En fermant son premier dépanneur en voie d'être syndiqué, Alimentation Couche-Tard (T.ATD.B) a agi comme «un employeur pire que McDonald's et Wal-Mart», a accusé hier la CSN.

Soulignant le fait que la fermeture a eu lieu avant même le dépôt de la demande d'accréditation, vendredi dernier, la centrale syndicale demande l'intervention du ministre du Travail, Sam Hamad. «C'est du jamais vu, ça n'a pas de maudit bon sens, fulmine Roger Valois, vice-président de la CSN. Leur riposte n'a pas été cinglante, elle a été sanglante! C'est la méthode McDonald's et Wal-Mart, mais intensifiée.»

Alimentation Couche-Tard, qui compte 575 dépanneurs au Québec dont aucun n'est syndiqué, allègue de son côté avoir pris une stricte décision d'affaires. «Chaque trimestre, et ce, au cours d'un exercice de revue de performance par régions, nous évaluons la rentabilité de chacun de nos sites. Suite à cette évaluation, et dans un objectif d'optimisation du réseau, certains sites, dont celui de Beloeil, sont fermés», a expliqué par courriel Chantal Sajo, directrice communications-marketing de Couche-Tard. Il a été impossible de lui parler de vive voix.

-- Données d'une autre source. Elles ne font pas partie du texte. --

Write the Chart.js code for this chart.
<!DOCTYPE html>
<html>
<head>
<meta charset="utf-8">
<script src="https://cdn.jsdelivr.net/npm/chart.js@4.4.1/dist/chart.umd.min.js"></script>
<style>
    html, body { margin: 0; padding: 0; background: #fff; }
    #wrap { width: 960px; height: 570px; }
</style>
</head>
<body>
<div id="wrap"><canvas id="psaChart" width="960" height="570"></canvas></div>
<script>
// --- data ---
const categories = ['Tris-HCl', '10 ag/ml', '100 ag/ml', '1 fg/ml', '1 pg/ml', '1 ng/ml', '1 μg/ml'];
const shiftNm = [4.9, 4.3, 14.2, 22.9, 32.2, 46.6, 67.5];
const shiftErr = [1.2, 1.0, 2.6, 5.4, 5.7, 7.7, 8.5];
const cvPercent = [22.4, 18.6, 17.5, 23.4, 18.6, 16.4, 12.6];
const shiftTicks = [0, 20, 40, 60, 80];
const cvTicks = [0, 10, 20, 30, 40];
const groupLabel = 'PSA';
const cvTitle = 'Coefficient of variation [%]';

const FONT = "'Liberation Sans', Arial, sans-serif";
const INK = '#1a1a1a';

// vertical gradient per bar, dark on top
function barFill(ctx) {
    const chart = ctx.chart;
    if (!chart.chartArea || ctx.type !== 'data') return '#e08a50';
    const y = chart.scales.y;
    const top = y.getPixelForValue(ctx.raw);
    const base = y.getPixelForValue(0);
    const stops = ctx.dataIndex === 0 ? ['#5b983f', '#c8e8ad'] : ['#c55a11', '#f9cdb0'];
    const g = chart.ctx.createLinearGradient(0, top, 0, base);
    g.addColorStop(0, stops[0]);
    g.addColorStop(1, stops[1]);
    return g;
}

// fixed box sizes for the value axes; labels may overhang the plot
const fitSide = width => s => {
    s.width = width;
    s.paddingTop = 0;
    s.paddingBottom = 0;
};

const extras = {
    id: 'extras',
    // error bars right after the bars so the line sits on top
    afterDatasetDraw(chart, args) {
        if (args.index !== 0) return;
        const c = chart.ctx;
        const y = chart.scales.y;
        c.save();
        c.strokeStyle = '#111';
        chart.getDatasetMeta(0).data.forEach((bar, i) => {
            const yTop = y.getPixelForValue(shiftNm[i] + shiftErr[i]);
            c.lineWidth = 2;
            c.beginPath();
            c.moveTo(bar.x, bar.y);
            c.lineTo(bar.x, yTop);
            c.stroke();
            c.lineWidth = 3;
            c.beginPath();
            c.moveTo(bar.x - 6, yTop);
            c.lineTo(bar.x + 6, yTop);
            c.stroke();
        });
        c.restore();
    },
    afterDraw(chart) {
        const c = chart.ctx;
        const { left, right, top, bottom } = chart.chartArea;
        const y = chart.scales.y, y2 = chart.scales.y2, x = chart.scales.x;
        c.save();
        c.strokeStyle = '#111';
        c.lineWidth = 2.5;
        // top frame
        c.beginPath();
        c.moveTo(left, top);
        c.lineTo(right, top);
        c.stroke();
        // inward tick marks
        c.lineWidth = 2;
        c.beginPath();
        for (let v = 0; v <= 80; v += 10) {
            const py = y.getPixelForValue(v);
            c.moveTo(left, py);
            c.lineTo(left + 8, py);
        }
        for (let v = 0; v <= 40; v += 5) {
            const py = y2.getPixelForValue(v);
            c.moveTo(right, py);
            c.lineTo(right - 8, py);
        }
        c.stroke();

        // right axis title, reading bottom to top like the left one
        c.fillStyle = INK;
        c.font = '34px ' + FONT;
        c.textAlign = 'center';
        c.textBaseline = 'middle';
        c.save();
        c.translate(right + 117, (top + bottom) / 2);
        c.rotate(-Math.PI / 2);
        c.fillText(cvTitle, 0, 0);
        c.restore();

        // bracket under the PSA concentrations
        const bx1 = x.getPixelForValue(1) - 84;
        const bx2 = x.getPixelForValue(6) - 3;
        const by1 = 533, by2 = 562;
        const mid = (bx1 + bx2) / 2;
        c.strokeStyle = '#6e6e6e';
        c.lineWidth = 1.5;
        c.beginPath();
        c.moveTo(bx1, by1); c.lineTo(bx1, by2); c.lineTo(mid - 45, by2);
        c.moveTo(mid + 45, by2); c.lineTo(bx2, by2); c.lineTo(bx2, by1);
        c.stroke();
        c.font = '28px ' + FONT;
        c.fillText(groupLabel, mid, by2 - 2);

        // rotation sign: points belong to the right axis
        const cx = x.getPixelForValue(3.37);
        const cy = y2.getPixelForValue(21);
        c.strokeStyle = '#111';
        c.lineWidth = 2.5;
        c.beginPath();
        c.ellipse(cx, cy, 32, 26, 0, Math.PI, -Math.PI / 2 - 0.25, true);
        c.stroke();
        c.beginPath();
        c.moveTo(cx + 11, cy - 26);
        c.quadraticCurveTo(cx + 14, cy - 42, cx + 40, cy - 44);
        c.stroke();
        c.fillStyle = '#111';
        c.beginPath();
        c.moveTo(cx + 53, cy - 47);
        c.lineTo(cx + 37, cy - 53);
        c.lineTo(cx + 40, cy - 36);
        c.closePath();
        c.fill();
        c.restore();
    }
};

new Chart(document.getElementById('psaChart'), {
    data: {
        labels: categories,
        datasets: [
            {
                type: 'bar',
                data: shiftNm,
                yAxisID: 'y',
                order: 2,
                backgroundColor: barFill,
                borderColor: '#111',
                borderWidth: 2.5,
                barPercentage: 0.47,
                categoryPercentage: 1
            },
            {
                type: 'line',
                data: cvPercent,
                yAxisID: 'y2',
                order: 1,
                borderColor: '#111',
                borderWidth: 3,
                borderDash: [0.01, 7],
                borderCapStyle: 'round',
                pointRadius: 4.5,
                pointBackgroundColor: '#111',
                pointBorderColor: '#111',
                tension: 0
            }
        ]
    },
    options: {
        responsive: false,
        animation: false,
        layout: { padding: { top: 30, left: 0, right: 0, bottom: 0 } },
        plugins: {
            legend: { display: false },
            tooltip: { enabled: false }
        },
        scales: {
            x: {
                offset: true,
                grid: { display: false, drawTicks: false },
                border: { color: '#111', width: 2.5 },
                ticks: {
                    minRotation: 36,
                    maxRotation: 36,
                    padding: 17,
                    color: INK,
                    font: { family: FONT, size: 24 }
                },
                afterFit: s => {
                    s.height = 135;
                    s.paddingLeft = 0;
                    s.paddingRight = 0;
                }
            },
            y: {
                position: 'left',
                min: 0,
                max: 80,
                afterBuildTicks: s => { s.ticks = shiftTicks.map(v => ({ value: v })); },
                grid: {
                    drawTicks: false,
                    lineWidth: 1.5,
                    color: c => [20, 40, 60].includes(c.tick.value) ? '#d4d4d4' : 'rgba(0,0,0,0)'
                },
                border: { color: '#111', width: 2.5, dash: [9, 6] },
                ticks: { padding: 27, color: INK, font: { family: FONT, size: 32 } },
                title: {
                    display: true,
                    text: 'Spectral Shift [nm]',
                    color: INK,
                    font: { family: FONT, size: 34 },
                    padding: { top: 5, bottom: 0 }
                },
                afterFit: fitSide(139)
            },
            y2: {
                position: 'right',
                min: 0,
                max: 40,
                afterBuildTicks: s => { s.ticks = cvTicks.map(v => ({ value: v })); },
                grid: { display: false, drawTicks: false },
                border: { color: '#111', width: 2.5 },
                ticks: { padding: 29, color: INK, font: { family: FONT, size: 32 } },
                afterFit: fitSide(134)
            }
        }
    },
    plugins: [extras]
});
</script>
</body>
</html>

L'entreprise reconnaît avoir félicité les employés de Beloeil quelques jours avant la fermeture «pour le volume de ventes». «Par contre, ce n'est pas parce qu'un magasin connaît de bonnes ventes à une période précise qu'il est rentable. Après cinq années d'efforts et d'initiatives, nous en sommes venus à la conclusion que nous devions fermer les portes de celui de Beloeil», précise Mme Sajo.

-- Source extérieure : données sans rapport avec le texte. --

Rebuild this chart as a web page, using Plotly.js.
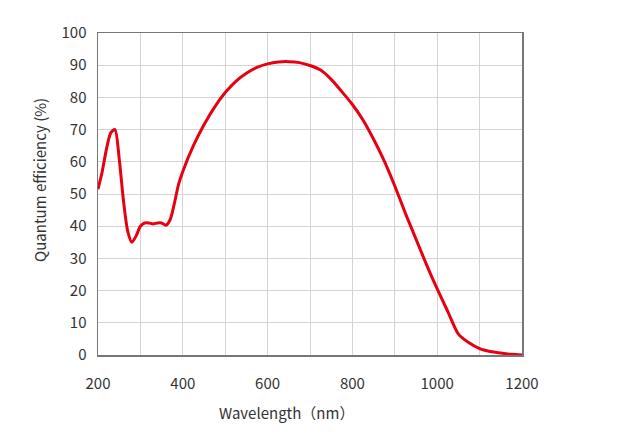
<!DOCTYPE html>
<html>
<head>
<meta charset="utf-8">
<script src="https://cdn.plot.ly/plotly-3.0.1.min.js"></script>
<style>html,body{margin:0;padding:0;background:#fff;}#chart{width:635px;height:447px;}</style>
</head>
<body>
<div id="chart"></div>
<script>
const wavelength = [200,210,220,230,240,250,260,270,280,290,300,310,320,330,340,350,360,370,380,390,400,425,450,475,500,525,550,575,600,625,650,675,700,725,750,775,800,825,850,875,900,925,950,975,1000,1025,1050,1075,1100,1125,1150,1175,1200];
const qe = [51.5,57,64,69,70,61,48,38.5,35,37,40,41,41,40.7,41,41,40.3,42,47,53,57,65,71.5,77,81.5,85,87.5,89.3,90.4,91,91.1,90.8,89.9,88.5,85.6,81.8,77.8,73,67,60.3,52.5,44,36,28,20.5,13.5,6.5,3.8,2,1.1,0.6,0.2,0];
const xTicks = [200,400,600,800,1000,1200];
const yTicks = [0,10,20,30,40,50,60,70,80,90,100];
const xTitle = 'Wavelength（nm）';
const yTitle = 'Quantum efficiency (%)';

const font = "'Noto Sans CJK JP', 'Noto Sans', sans-serif";
Plotly.newPlot('chart', [{
  x: wavelength, y: qe, type: 'scatter', mode: 'lines',
  line: {color: '#e60012', width: 3, shape: 'spline', smoothing: 0.7},
  hoverinfo: 'skip'
}], {
  width: 635, height: 447,
  margin: {l: 98, r: 113, t: 33, b: 92},
  paper_bgcolor: '#fff', plot_bgcolor: '#fff',
  showlegend: false,
  font: {family: font, color: '#333', size: 15},
  xaxis: {
    range: [200, 1200], tickvals: xTicks, ticktext: xTicks.map(String),
    showgrid: true, gridcolor: '#d4d4d4', gridwidth: 1,
    minor: {dtick: 100, showgrid: true, gridcolor: '#d4d4d4', gridwidth: 1},
    showline: true, linecolor: '#777', linewidth: 1.5, mirror: true,
    ticks: '', ticklabelstandoff: 14, zeroline: false,
    tickfont: {family: font, size: 15, color: '#333'}
  },
  yaxis: {
    range: [0, 100], tickvals: yTicks, ticktext: yTicks.map(String),
    showgrid: true, gridcolor: '#d4d4d4', gridwidth: 1,
    showline: true, linecolor: '#777', linewidth: 1.5, mirror: true,
    ticks: '', ticklabelstandoff: 7, zeroline: false,
    tickfont: {family: font, size: 15, color: '#333'}
  },
  annotations: [
    {text: xTitle, xref: 'paper', yref: 'paper', x: 0.4434, y: -0.179, xanchor: 'center', yanchor: 'middle', showarrow: false, font: {family: font, size: 15, color: '#333'}},
    {text: yTitle, xref: 'paper', yref: 'paper', x: -0.137, y: 0.5435, xanchor: 'center', yanchor: 'middle', textangle: -90, showarrow: false, font: {family: font, size: 15, color: '#333'}}
  ]
}, {staticPlot: true});
</script>
</body>
</html>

Vendredi dernier, les employés de la succursale de la rue Bernard-Pilon, à Beloeil, ont eu la mauvaise surprise de se heurter à des portes et fenêtres barricadées.

Les pompes à essence ont été retirées le même jour. Depuis l'été dernier, un employé de 19 ans, Étienne Béland, tentait de convaincre ses 25 collègues de se syndiquer.

«Je ne suis pas entré là avec l'idée de fonder un syndicat, mais quand j'ai vu les conditions de travail, le fait qu'il n'y avait aucun respect pour les employés, j'ai communiqué avec la CSN», explique l'étudiant au cégep de Saint-Hyacinthe, qui se décrit comme un «militant dans l'âme».

Il s'est dit convaincu qu'une écrasante majorité des employés de la succursale appuyaient la syndicalisation. Il a été congédié le 2 octobre dernier pour avoir fait de la sollicitation «pour de la syndicalisation sur les heures d'affaires».

«C'est un acte tout à fait illégal, mais Couche-Tard a décidé de le faire pour provoquer la crainte, pour mettre sur la défensive les travailleurs qui voudraient se syndiquer», affirme Roger Valois. La semaine dernière, cinq employés ont tout de même signé leur carte d'adhésion.

«(Étienne Béland) n'a pas été congédié parce qu'il a fait de la sollicitation dans un but de syndicalisation, mais plutôt parce qu'il a enfreint les paramètres de la loi en le faisant sur les heures de travail et qu'il a agi en mettant en danger la sécurité de ses collègues», assure Chantal Sajo.

La CSN demande au ministre Hamad de «jeter un coup d'oeil» à ce dossier. S'il est démontré que la fermeture de la succursale de Beloeil est liée à la syndicalisation, il faut que l'employeur soit rappelé à l'ordre, estime M. Valois. «Le droit de se syndiquer existe. Quand on le bafoue, il faut des sanctions qui fassent mal, sinon on envoie un message aux autres employeurs qu'ils peuvent faire la même chose et qu'il n'arrivera rien.»

Au cabinet du ministre du Travail, on a plutôt invité la CSN à porter plainte à la Commission des relations du travail. «S'il y a une partie qui se sent lésée, c'est la meilleure façon de régler le différend, dit Alexandre Boucher, attaché de presse du ministre Hamad. C'est expressément dans son mandat de se pencher sur des questions d'accréditation. Mais c'est important que le ministre reste neutre dans tout ça.»

Étienne Béland, quant à lui, retrouvera justement son ex-employeur devant la CRT le 18 décembre prochain, lorsque sa plainte sera étudiée.

En attendant, il touche 70% de son ancien salaire à même le Fonds de défense professionnelle de la CSN, qui a justifié cette aide exceptionnelle par le fait qu'elle n'avait «pas l'intention de laisser tomber» les jeunes employés licenciés.